Start of Data records

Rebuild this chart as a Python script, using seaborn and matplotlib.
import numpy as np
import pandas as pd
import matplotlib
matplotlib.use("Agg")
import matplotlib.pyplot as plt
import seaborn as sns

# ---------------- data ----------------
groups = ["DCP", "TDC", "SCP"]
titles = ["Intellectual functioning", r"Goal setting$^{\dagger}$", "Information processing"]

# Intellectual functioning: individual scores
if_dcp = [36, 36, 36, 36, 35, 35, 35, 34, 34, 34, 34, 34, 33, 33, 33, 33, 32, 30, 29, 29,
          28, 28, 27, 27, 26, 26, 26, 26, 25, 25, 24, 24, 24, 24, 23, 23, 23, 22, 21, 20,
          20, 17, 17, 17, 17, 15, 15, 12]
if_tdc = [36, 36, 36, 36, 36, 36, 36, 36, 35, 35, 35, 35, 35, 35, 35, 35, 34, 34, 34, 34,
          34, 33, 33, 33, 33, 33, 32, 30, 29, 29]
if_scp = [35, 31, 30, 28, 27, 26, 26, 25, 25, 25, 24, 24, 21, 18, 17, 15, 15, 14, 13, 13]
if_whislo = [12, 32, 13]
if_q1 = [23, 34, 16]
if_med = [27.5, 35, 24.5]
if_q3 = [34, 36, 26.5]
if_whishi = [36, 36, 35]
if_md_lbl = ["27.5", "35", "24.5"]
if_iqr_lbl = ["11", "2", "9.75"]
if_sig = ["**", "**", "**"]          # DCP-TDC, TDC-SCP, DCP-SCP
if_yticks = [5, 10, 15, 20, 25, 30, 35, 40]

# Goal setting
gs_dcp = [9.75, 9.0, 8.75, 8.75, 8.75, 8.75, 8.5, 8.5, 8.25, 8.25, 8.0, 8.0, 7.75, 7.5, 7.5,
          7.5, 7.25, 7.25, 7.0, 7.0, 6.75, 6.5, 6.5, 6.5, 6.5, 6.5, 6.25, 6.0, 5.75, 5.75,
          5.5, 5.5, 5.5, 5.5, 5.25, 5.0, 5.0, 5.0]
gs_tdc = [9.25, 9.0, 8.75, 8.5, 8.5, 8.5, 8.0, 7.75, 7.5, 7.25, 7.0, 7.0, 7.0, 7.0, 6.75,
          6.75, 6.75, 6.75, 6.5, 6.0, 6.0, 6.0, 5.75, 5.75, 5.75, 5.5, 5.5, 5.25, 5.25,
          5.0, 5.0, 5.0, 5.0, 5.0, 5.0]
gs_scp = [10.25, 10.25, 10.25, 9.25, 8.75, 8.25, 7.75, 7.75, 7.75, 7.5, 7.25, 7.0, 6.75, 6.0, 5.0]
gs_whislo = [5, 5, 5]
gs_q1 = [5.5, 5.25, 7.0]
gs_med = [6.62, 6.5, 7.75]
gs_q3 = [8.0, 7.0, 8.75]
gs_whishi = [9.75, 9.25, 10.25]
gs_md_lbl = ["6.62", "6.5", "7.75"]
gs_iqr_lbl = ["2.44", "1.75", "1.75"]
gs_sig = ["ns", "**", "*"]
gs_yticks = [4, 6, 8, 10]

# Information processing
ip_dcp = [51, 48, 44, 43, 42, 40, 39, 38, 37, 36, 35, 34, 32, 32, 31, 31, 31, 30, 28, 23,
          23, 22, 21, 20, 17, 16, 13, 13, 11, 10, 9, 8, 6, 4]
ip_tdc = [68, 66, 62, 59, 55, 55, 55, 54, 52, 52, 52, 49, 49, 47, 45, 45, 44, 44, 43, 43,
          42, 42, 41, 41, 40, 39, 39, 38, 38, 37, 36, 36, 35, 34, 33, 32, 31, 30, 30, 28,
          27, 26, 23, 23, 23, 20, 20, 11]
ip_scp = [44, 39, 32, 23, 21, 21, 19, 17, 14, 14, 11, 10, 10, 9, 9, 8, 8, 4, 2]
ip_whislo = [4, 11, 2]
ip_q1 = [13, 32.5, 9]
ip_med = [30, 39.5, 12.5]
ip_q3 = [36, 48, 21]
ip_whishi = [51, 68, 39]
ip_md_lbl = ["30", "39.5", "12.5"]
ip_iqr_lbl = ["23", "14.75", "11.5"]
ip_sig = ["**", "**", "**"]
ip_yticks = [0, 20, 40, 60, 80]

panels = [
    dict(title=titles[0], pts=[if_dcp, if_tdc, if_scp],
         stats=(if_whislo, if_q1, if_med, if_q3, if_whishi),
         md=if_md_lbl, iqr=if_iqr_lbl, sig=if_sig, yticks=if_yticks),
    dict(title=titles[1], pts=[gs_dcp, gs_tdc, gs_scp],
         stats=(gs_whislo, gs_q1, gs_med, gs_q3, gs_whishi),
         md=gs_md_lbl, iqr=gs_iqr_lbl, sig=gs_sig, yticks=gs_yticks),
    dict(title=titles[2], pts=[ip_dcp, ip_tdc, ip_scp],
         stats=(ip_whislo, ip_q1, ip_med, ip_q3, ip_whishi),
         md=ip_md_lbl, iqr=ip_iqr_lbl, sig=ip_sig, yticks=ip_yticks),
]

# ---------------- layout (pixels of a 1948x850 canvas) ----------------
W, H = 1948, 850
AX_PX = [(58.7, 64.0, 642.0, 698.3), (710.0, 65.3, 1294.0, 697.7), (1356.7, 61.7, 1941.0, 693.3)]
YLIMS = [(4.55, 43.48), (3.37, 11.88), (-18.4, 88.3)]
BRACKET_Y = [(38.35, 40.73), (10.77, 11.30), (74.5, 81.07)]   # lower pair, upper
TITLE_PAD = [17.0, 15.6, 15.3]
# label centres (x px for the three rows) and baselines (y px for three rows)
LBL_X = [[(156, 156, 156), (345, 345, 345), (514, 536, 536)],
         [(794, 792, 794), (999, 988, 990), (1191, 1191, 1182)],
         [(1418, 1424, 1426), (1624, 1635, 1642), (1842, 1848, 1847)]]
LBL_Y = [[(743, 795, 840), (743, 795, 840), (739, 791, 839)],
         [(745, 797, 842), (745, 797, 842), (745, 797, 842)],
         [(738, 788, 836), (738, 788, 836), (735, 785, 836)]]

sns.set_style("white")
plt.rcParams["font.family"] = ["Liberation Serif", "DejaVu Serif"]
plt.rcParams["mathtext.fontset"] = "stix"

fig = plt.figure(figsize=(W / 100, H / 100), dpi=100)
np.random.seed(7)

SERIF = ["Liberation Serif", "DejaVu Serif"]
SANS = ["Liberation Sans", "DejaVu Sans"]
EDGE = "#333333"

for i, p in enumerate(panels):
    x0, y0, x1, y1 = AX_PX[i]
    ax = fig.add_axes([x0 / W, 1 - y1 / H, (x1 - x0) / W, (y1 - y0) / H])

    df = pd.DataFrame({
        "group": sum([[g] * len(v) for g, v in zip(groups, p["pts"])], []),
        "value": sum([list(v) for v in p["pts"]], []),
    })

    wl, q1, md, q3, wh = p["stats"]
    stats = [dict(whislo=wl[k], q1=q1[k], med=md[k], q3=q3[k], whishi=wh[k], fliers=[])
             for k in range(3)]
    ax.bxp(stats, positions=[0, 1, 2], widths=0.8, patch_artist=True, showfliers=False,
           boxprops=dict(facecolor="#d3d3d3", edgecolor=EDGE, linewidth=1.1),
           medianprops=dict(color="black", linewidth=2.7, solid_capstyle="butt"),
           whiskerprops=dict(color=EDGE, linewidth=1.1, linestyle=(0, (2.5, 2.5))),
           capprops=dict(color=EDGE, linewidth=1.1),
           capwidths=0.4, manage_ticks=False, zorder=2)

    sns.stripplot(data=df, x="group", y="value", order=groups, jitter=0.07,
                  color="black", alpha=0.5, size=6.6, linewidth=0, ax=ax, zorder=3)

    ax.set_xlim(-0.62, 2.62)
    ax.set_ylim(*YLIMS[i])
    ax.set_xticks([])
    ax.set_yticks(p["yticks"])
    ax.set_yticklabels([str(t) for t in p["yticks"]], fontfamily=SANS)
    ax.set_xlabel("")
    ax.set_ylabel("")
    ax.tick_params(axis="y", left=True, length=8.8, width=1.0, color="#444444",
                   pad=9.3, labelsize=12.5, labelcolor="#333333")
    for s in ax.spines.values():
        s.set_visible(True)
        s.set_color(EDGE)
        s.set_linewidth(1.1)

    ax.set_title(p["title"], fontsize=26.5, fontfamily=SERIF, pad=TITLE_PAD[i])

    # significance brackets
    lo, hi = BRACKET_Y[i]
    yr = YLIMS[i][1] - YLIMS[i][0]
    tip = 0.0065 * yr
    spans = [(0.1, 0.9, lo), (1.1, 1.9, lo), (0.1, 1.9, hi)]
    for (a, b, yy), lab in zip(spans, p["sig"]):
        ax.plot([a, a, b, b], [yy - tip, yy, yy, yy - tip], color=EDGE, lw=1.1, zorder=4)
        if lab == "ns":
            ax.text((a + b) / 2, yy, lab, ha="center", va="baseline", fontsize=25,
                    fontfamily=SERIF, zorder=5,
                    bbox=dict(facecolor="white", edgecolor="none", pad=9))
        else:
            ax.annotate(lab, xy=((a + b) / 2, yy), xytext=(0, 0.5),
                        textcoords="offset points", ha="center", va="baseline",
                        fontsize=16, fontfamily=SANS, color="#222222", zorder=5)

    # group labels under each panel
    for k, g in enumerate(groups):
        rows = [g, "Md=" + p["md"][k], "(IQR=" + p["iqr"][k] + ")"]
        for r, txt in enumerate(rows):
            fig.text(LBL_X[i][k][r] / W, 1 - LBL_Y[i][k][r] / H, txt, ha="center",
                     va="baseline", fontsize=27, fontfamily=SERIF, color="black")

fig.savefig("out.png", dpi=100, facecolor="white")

End of Data records
Start of Data records

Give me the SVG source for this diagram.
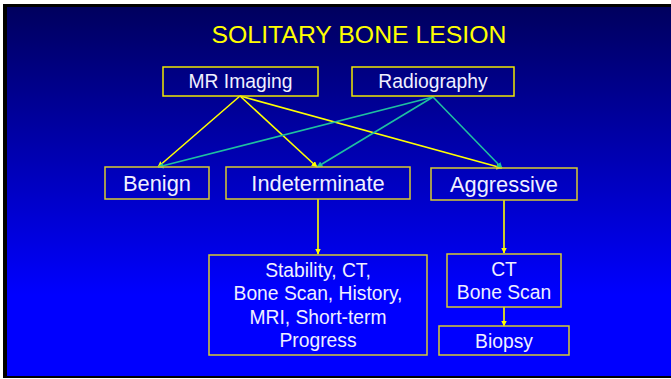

End of Data records

# What the task requires
Write down every line of the data above that includes the string "seaborn".

# Solution to this task
Rebuild this chart as a Python script, using seaborn and matplotlib.
import seaborn as sns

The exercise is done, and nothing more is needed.